The hard truth is that repentance is essential for opening ourselves to the life of Christ.   No, this calling is not to a self-righteous legalism that allegedly earns salvation or somehow impresses God.  We must do our part, however, cooperating with the great mercy of Christ, actively receiving and responding to Him in ways that make straight what is crooked in our lives.  Like those who first heard the Forerunner, we have  become too comfortable with life on our own terms, perhaps thinking that our religious, ethnic, or political heritage lets us off the hook as God’s favorites, as those who are respectable and decent and therefore do not have to worry about repentance.   “At least we are better than those groups we love to hate,” the Jews thought of the Gentiles and we might think of whomever we do not like.  St. John would have no patience with such foolishness, of course.  As he did to the Jews of the first century, he would tell us to wake up, abandon our excuses, and stop trying to turn God into an idol that pats us on the back and serves our agendas.  He would call us, instead, to become true icons of our Lord, to participate as fully as we can in the divine healing and transformation of Jesus Christ.  Those who have died to sin and been raised to new life in Him, those who have put on Christ in baptism, must live in a manner that manifests the holy union of God and humanity that our Savior embodies.  

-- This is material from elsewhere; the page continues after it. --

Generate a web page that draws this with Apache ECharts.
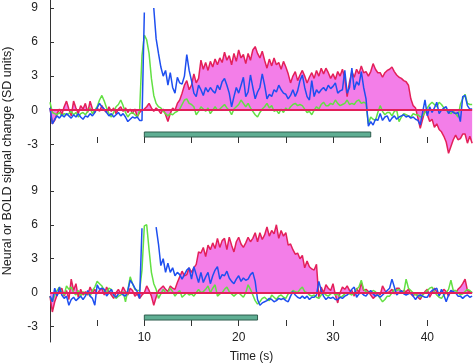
<!DOCTYPE html>
<html><head><meta charset="utf-8">
<script src="https://cdn.jsdelivr.net/npm/echarts@6/dist/echarts.min.js"></script>
<style>html,body{margin:0;padding:0;background:#fff}#c{width:475px;height:364px}</style>
</head><body><div id="c"></div>
<script>
// sampling step of the time series (s)
const step = 0.25;

// ---- top panel (long stimulus) ----
const topRed = [
 0.2,-1.2,-0.9,-0.3, 0.1,-0.4,0.3,0.8, 0.1,-0.5,0.8,0.2, -0.3,0.4,0.1,0.6, -0.2,0.8,0.1,-0.2, 0.2,-0.1,0.4,0.0, -0.2,0.3,-0.1,0.2, -0.3,0.1,0.3,-0.1, 0.2,-0.2,0.1,-0.3, 0.1,-0.6,-0.2,0.0,
 0.1,0.3,0.6,0.2, -0.1,0.2,0.0,-0.3, 0.1,-0.4,-1.0,-0.3, 0.2,0.0,0.6,0.9, 1.5,2.2,2.6,1.8, 2.2,3.2,2.4,2.8, 4.4,3.6,4.2,3.5, 4.3,3.8,4.5,4.0, 4.6,4.2,5.1,4.4, 4.8,4.0,5.0,4.3,
 5.3,4.6,4.9,4.1, 5.0,4.4,5.3,5.6, 5.0,4.6,5.2,4.4, 3.7,4.5,3.9,4.6, 4.0,4.2,3.6,4.3, 3.8,3.2,2.4,3.0, 3.4,2.6,3.1,3.5, 3.0,2.4,2.9,3.3, 2.8,3.5,3.0,3.7, 3.2,3.7,3.3,2.8,
 3.2,2.7,3.4,3.0, 3.6,2.8,1.2,2.5, 3.4,2.9,3.6,3.2, 3.9,3.3,3.4,3.0, 3.4,4.1,3.6,3.3, 3.3,2.9,3.3,3.5, 3.6,3.8,3.4,3.1, 2.9,2.8,2.6,2.5, 2.2,1.0,0.4,0.2, -0.7,-1.6,-0.8,0.0,
 -0.4,-1.0,-0.8,-1.5, -1.2,-1.7,-1.9,-2.3, -2.8,-3.8,-3.2,-2.6, -2.2,-2.6,-2.5,-2.1, -2.1,-2.9,-2.3,-2.9
];
const topBlue = [
 0.2,-1.2,-0.8,-0.5, -0.7,-0.4,-0.6,-0.3, -0.5,-0.7,-0.4,-0.6, -0.3,-0.6,-0.8,-0.5, -0.6,-0.3,-0.5,-0.2, 0.2,0.6,0.3,0.1, -0.2,-0.5,-0.3,-0.6, -0.4,-0.2,-0.5,-0.3, -0.6,-1.0,-0.8,-0.6, -0.7,-0.6,-0.9,-0.9,
 8.6,null,null,null, 9.0,6.3,5.0,3.8, 3.0,3.5,2.2,3.3, 2.0,1.5,2.9,2.4, 2.3,3.0,4.9,3.5, 2.6,1.5,1.2,2.2, 1.8,1.3,2.0,1.6, 2.0,1.7,1.5,2.2, 1.8,2.5,2.8,2.2, 1.5,0.3,1.2,2.0,
 1.5,2.2,2.9,1.2, 1.6,3.1,2.0,1.0, 1.6,2.0,3.2,2.2, 1.0,1.4,1.2,1.8, 1.6,2.2,1.8,1.5, 1.4,1.0,1.3,1.8, 1.2,1.7,2.6,3.1, 2.0,1.2,0.9,2.6, 1.2,1.8,1.5,1.8, 2.0,1.7,2.2,1.9,
 2.1,2.4,1.5,1.7, 1.8,3.5,1.5,2.0, 3.7,1.8,2.5,2.2, 3.4,2.0,1.0,-1.4, -1.0,-1.3,-0.8,-0.9, -0.3,-0.9,-0.6,-0.5, -1.0,-0.7,-0.5,-0.8, -0.6,-0.5,-0.4,-0.6, -0.5,-0.7,-0.6,-0.8, -0.9,-1.3,-0.2,0.9,
 -0.5,0.3,-0.2,0.2, 0.7,-0.3,0.0,0.2, 0.3,-0.3,0.0,-0.2, -0.3,-0.2,-1.0,1.2, 1.3,0.4,0.1,0.1
];
const topGreen = [
 0.7,-0.2,-0.3,-0.4, -0.2,-0.5,-0.3,-0.4, -0.3,-0.1,-0.4,-0.2, -0.6,-0.3,-0.2,-0.4, -0.1,0.2,-0.3,0.0, 0.3,0.9,1.3,0.8, 0.2,-0.3,-0.6,-0.2, 0.3,0.5,0.9,0.4, -0.2,-0.6,-0.3,-0.2, -0.4,-0.6,0.0,4.8,
 6.6,6.2,5.0,2.8, 1.3,0.6,0.3,0.2, -0.1,-0.3,-0.5,-0.3, -0.4,-0.2,-0.1,0.1, 0.5,0.9,1.0,0.6, 0.5,0.3,-0.4,-0.1, 0.3,0.1,-0.1,0.2, -0.3,0.0,0.3,0.0, 0.1,0.3,0.5,0.2, 0.0,-0.4,0.1,0.3,
 0.5,0.9,0.6,0.3, 0.6,0.2,-0.1,-0.4, -0.6,-0.2,0.1,0.3, 0.6,0.2,0.4,-0.1, 0.0,-0.3,0.1,-0.2, 0.2,0.0,0.3,0.5, 0.6,0.4,0.5,0.4, 0.1,-0.2,-0.1,-0.4, 0.0,0.3,0.1,0.5, 0.7,0.4,0.4,0.6,
 0.5,0.9,0.6,0.4, 0.5,0.6,0.9,0.5, 0.6,0.5,0.8,0.9, 0.6,0.7,0.6,-1.2, -0.6,-0.8,-0.9,-0.2, 0.4,-0.1,-0.4,-0.2, -0.2,-0.5,-0.1,0.0, -1.0,-0.6,-0.3,-0.4, -0.5,-0.6,-0.3,-0.4, -0.4,-0.6,-0.5,-0.2,
 0.2,0.5,0.7,0.5, 0.3,0.7,0.5,0.2, 0.0,-0.2,-0.3,-0.1, -0.3,-0.6,0.5,1.0, 1.4,0.6,0.5,0.5
];

// ---- bottom panel (short stimulus) ----
const botRed = [
 -0.3,-1.7,-0.8,-0.2, 0.1,0.4,-0.3,0.2, -0.6,1.2,0.2,0.8, -0.4,0.3,-0.2,0.1, -0.2,0.5,0.0,0.3, -0.1,0.2,0.4,-0.2, 0.5,0.1,-0.2,-0.5, 0.0,0.3,-0.1,0.5, 0.1,-0.2,0.4,0.2, -0.3,-0.1,-0.5,-0.2,
 0.0,0.6,0.2,-0.3, -1.1,-0.4,0.2,0.4, 0.6,0.3,0.1,0.6, 0.4,0.3,0.9,1.4, 1.9,1.5,1.6,2.2, 1.8,2.2,2.5,3.6, 3.5,4.0,3.2,4.2, 3.8,4.4,3.9,4.8, 4.0,4.6,4.8,3.8, 4.9,4.2,3.6,4.5,
 4.9,4.3,4.0,4.4, 4.9,4.5,4.8,5.3, 4.5,5.3,4.7,5.1, 5.8,5.0,5.5,5.2, 6.0,4.8,5.5,5.0, 5.3,4.2,4.3,3.8, 3.4,3.5,3.0,3.3, 2.2,2.8,2.3,2.1, 2.0,2.5,-0.5,0.5, 0.0,0.7,0.4,0.2,
 0.8,-0.2,-0.9,0.0, 0.5,0.3,0.6,0.2, 0.2,-0.3,0.4,0.0, 0.9,0.2,0.3,0.1, -0.2,-0.5,-0.3,0.0, -0.2,0.6,0.2,0.0, 0.1,0.3,-0.1,0.4, 0.4,0.0,0.2,0.1, 0.3,-0.1,-0.3,0.0, -0.4,-0.6,-0.2,0.1,
 0.3,-0.4,0.0,0.4, 0.1,-0.2,0.0,0.3, 0.1,-0.3,0.2,0.0, 0.0,0.3,0.5,0.8, 1.2,0.2,0.1,0.0
];
const botBlue = [
 -0.3,-0.8,0.4,-0.3, 0.5,-0.2,-0.5,-0.3, -1.1,-0.6,-0.4,-0.7, -0.5,-0.3,-0.6,-0.3, 0.2,-0.3,-0.5,-1.1, 0.7,0.3,0.4,0.3, -0.3,0.0,0.3,-0.2, -0.4,-0.1,0.0,-0.2, -0.3,0.2,1.1,0.8, 0.4,0.1,-0.5,5.7,
 null,null,null,null, null,5.8,4.3,2.4, 3.0,1.8,2.6,1.8, 2.2,1.5,1.8,1.6, 1.2,1.6,2.0,2.2, 1.2,2.3,1.6,0.9, 1.8,0.9,1.4,1.8, 0.8,1.5,2.0,2.3, 1.2,1.6,1.5,1.9, 1.3,1.0,0.8,1.2,
 1.5,1.0,1.3,1.1, 1.2,1.6,1.8,1.0, -0.6,-1.1,-0.9,-0.8, -0.7,-0.5,-0.6,-0.8, -0.7,-0.5,-0.6,-0.5, -0.7,-0.8,-0.3,0.1, -0.2,-0.4,-0.5,-0.3, -0.5,-0.3,-0.6,-0.4, -0.4,-0.2,1.0,0.2, -0.3,-0.6,-0.4,-0.5,
 -0.4,-0.6,-0.6,-0.4, -0.5,-0.3,-0.2,0.0, 0.3,0.5,-0.4,-0.1, 0.0,-0.2,-0.3,0.0, 0.2,-0.1,-0.3,-0.2, -0.4,-0.2,0.0,0.2, 0.4,1.2,0.5,-0.2, 0.0,0.2,-0.1,-0.2, -0.1,0.0,-0.3,-0.6, -0.3,-0.2,-0.3,-0.4,
 -0.4,0.0,0.2,0.3, 0.4,-0.3,0.3,-0.2, -0.8,-0.2,0.2,0.1, 0.0,-0.3,-0.3,-0.5, -0.3,-0.2,-0.4,-0.3
];
const botGreen = [
 -0.3,-0.8,-0.2,0.2, 0.5,0.0,-0.2,0.6, 0.3,0.5,0.0,-0.2, 0.2,-0.3,0.1,-0.2, 0.0,-0.3,0.2,0.5, 1.0,0.8,0.6,0.2, 0.0,0.4,0.3,-0.2, -0.5,-0.3,-0.2,0.1, -0.8,0.2,1.4,0.8, 0.3,0.2,0.2,2.0,
 5.9,6.0,3.8,1.8, 0.8,0.3,-0.5,-0.1, 0.3,0.0,0.0,0.4, 0.1,-0.3,0.0,0.2, -0.4,-0.2,0.0,-0.2, -0.1,-0.3,0.0,0.3, 0.0,0.1,0.3,0.6, 0.0,0.4,0.7,-0.3, -0.1,0.0,0.3,0.5, 0.1,-0.1,-0.3,-0.1,
 0.0,-0.2,-0.4,0.0, 0.7,0.3,-0.2,-0.7, -1.0,-0.8,-0.5,-0.4, -0.6,-0.7,-0.2,-0.4, -0.6,-0.3,-0.2,-0.4, -0.5,-0.1,0.0,0.2, 0.1,0.0,0.3,0.5, 0.1,0.0,-0.2,-0.3, -0.2,-0.4,-0.5,-0.2, 0.0,-0.2,-0.3,-0.1,
 0.0,-0.2,-0.1,-0.4, -0.3,-0.1,0.0,-0.1, -0.2,0.0,0.3,0.5, 1.1,0.3,0.1,0.0, 0.0,0.2,0.1,-0.2, -0.5,-0.8,-0.6,-0.3, -0.3,0.0,0.3,0.2, 0.3,0.1,0.0,1.2, 0.4,0.2,0.0,-0.2, -0.2,-0.4,-0.2,0.0,
 0.2,0.4,0.5,0.1, -0.2,-0.4,-0.5,-0.2, 0.0,0.3,1.1,0.2, 0.2,0.0,-0.2,-0.1, 0.1,0.3,0.2,0.0
];

// stimulus periods (s)
const topStim = [10, 34];
const botStim = [10, 22];

// ticks and labels
const yTickValues = [-3, 0, 3, 6, 9];
const xTickValues = [5, 10, 15, 20, 25, 30, 35, 40];
const xLabelValues = [10, 20, 30, 40];

const time = topRed.map((_, i) => i * step);
const tEnd = time[time.length - 1];

const C = {red:'#e3205a', fill:'#f37ee8', blue:'#1e4ff0', green:'#63e043',
           bar:'#5fae93', barEdge:'#2e5d4d', axis:'#333', text:'#222'};
const FONT = '"Liberation Sans", Arial, Helvetica, sans-serif';

function pairs(v) { return v.map((y, i) => [time[i], y]); }

// layout: [grid top, grid height, yMin, yMax, tick-axis offset, bar y range]
const panels = [
  {top:0,   height:167, min:-5.0,  max:9.7,  off:-30, barY:[-1.92,-2.36], stim:topStim, red:topRed, blue:topBlue, green:topGreen, labels:false},
  {top:167, height:175, min:-4.35, max:11.1, off:-22, barY:[-1.97,-2.41], stim:botStim, red:botRed, blue:botBlue, green:botGreen, labels:true}
];

const grid = [], xAxis = [], yAxis = [], series = [];
panels.forEach((p, k) => {
  grid.push({left:50, width:424.5, top:p.top, height:p.height, containLabel:false});
  xAxis.push({
    gridIndex:k, type:'value', min:0, max:45, position:'bottom', offset:p.off,
    axisLine:{show:false, onZero:false},
    axisTick:{show:true, customValues:xTickValues, length:6, inside:false, lineStyle:{color:C.axis, width:1}},
    axisLabel:{show:p.labels, customValues:xLabelValues, margin:12, fontSize:12, color:C.text, fontFamily:FONT},
    splitLine:{show:false}
  });
  yAxis.push({
    gridIndex:k, type:'value', min:p.min, max:p.max,
    axisLine:{show:true, onZero:false, lineStyle:{color:C.axis, width:1}},
    axisTick:{show:true, customValues:yTickValues, inside:true, length:4, lineStyle:{color:C.axis}},
    axisLabel:{show:true, customValues:yTickValues, margin:12, fontSize:12, color:C.text, fontFamily:FONT},
    splitLine:{show:false}
  });
  series.push({
    type:'line', xAxisIndex:k, yAxisIndex:k, data:pairs(p.red), showSymbol:false, z:2,
    lineStyle:{color:C.red, width:1.5}, itemStyle:{color:C.red},
    areaStyle:{color:C.fill, opacity:1, origin:0},
    markLine:{silent:true, symbol:'none', animation:false, label:{show:false},
      lineStyle:{color:C.red, width:2, type:'solid'},
      data:[[{coord:[0,0]},{coord:[tEnd,0]}]]},
    markArea:{silent:true, animation:false, label:{show:false},
      itemStyle:{color:C.bar, borderColor:C.barEdge, borderWidth:1},
      data:[[{xAxis:p.stim[0], yAxis:p.barY[0]},{xAxis:p.stim[1], yAxis:p.barY[1]}]]}
  });
  series.push({
    type:'line', xAxisIndex:k, yAxisIndex:k, data:pairs(p.green), showSymbol:false, z:3,
    lineStyle:{color:C.green, width:1.5}, itemStyle:{color:C.green}
  });
  series.push({
    type:'line', xAxisIndex:k, yAxisIndex:k, data:pairs(p.blue), showSymbol:false, z:4,
    connectNulls:false, lineStyle:{color:C.blue, width:1.5}, itemStyle:{color:C.blue}
  });
});

const chart = echarts.init(document.getElementById('c'), null, {renderer:'canvas'});
chart.setOption({
  animation:false,
  backgroundColor:'#fff',
  grid, xAxis, yAxis, series,
  graphic:[
    {type:'text', x:8, y:161, rotation:Math.PI/2,
     style:{text:'Neural or BOLD signal change (SD units)', fill:C.text, font:'12.5px ' + FONT, align:'center', verticalAlign:'middle'}},
    {type:'text', x:251.5, y:357,
     style:{text:'Time (s)', fill:C.text, font:'12px ' + FONT, align:'center', verticalAlign:'middle'}}
  ]
});
</script>
</body></html>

So let us prepare for the great feast of Christ’s baptism by straightening the crooked areas of our lives.  Instead of finding ways to ignore the Forerunner, let us take his sobering message to heart.  For the Messiah is born and on His way to the Jordan where His divinity will be made clear.  But will we have the eyes to see His glory?  Will we be ready for Him?  There is only one way to prepare and that is to repent, to turn away from everything that hinders our full participation in the divine glory that He brings to all who bear His image and likeness and to the entire creation. That is what His baptism makes possible for us, but we must prepare by repentance in order to share personally in this great mystery of our salvation.